How children perceive their grandparents and what Children say about their Grandparents!
1. She was in the bathroom, putting on her makeup, under the watchful eyes of her young granddaughter, as she’d done many times before. After she applied her lipstick and started to leave, the little one said, “But Grandma, you forgot to kiss the toilet paper good-bye!” I will probably never put lipstick on again without thinking about kissing the toilet paper good-bye….
2. My young grandson called the other day to wish me Happy Birthday. He asked me how old I was, and I told him, 62. My grandson was quiet for a moment, and then he asked, “Did you start at 1?”
3. After putting her grandchildren to bed, a grandmother changed into old slacks and a droopy blouse and proceeded to wash her hair. As she heard the children getting more and more rambunctious, her patience grew thin.

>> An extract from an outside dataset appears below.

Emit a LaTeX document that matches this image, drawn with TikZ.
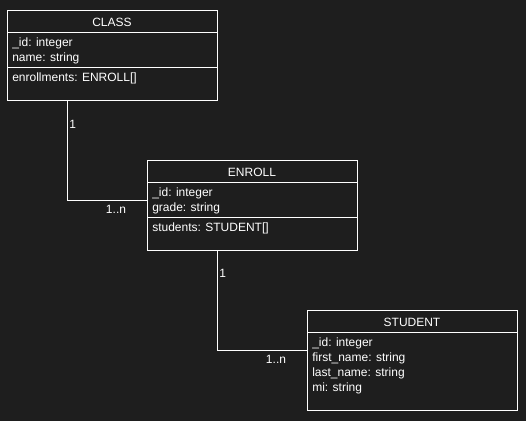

Finally, she threw a towel around her head and stormed into their room, putting them back to bed with stern warnings. As she left the room, she heard the three-year-old say with a trembling voice,
“Who was THAT?”
4. A grandmother was telling her little granddaughter what her own childhood was like. “We used to skate outside on a pond. I had a swing made from a tire; it hung from a tree in our front yard. We rode our pony. We picked wild raspberries in the woods.”
The little girl was wide-eyed, taking this all in. At last she said, “I sure wish I’d gotten to know you sooner!”
5. My grandson was visiting one day when he asked, “Grandma, do you know how you and God are alike?” I mentally polished my halo and I said, “No, how are we alike?” “You’re both old,” he replied.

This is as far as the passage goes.